The results-and the strategic endgame
By 2015, media declared Slack the fastest‑growing business app ever, with 500k DAU, 300M monthly messages, and a valuation past $1B. The growth was striking precisely because it wasn’t driven by heavy top‑down sales; it spread in the open, on Twitter, in tech circles, and then everywhere. (TIME)
By 2019, Slack went public via a direct listing and disclosed the metrics above in its S‑1; in 2021 Salesforce closed the acquisition, pitching Slack as the “digital HQ” and the interface for Customer 360-another way of saying Slack had become a system of work, not a chat box. (Salesforce)
Engagement remained the tell: users were connected for hours a day and actively working in Slack for long stretches. That intensity made Slack sticky-and made the developer ecosystem (1,500+ directory apps; hundreds of thousands of custom integrations) compounding. (TechCrunch)
PM Lessons You Can Use Tomorrow
1) Recognizing Value
Look for behavior change around a tool that wasn’t meant to be the business. When the side tool becomes the default surface for real work, pay attention. Slack’s internal comms system wasn’t a feature; it was a new way teams coordinated. (Gwern)
Name the category you’re actually in. Slack’s memo didn’t sell “group chat.” It sold “organizational transformation… [and] a reduction in information overload.” If users don’t search for your category yet, teach them why it matters. (Medium)
2) The “Painless Pivot” (a misnomer, but a useful aim)
Shut down with integrity-before you’re out of options-so you have capital and credibility for the next bet. Butterfield’s team closed Glitch with refunds, job placement, and transparency. (Gwern)

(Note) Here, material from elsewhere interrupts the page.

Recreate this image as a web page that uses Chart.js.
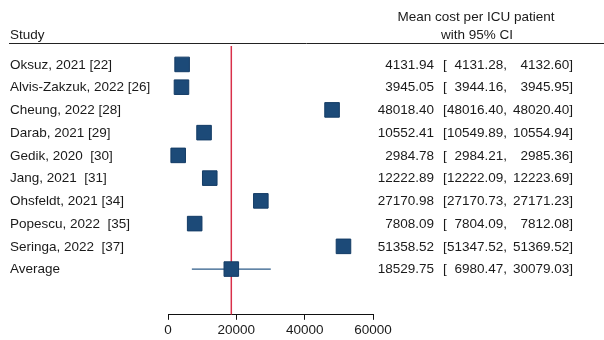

Codify the new vision early (product, pricing, positioning). Pre‑alignment shortened Slack’s path from internal tool to public preview in months. (Medium)
Harvest early social proof methodically-friends’ teams first, then concentric rings. “Share Slack with progressively larger groups.” (Inc.com)
3) Focus on a Niche (Beachhead Strategy)
Start where your empathy is deepest. Slack’s earliest wins were engineering/product teams, who needed searchable channels, bots, and integrations-and who could evangelize internally. (NFX)
Make your edge obvious. Slack’s 1,500+ apps and custom integrations weren’t marketing fluff; they were the work. (Securities and Exchange Commission)
Track a concrete activation milestone. Slack’s 2,000‑message “golden number” rallied onboarding and CS around a clear definition of “value realized.” (First Round)
4) Engineer Bottom‑Up Adoption
Let teams start free, now. Slack’s self‑serve model allowed adoption without procurement cycles. Then carefully place paywalls (e.g., search history beyond 10,000 messages, SSO) to convert after teams feel the pain of notupgrading. (Securities and Exchange Commission)
Measure expansion, not just acquisition. A 143% Net Dollar Retention told Slack the product naturally spread inside orgs-the hallmark of bottoms‑up fit. (Securities and Exchange Commission)
Conclusion: Culture that sells the outcome, not the object
“Because the best possible way to find product‑market fit is to define your own market.” -We Don’t Sell Saddles Here (Medium)
Slack’s greatest product might be its point of view: articulate the outcome (less email, searchable context, faster decisions), then make every surface-from onboarding to integrations to pricing-pull the customer toward that future. The rest is execution at a maniacal level of detail-and the willingness to walk away from a beloved project when the data (and your gut) say it’s time.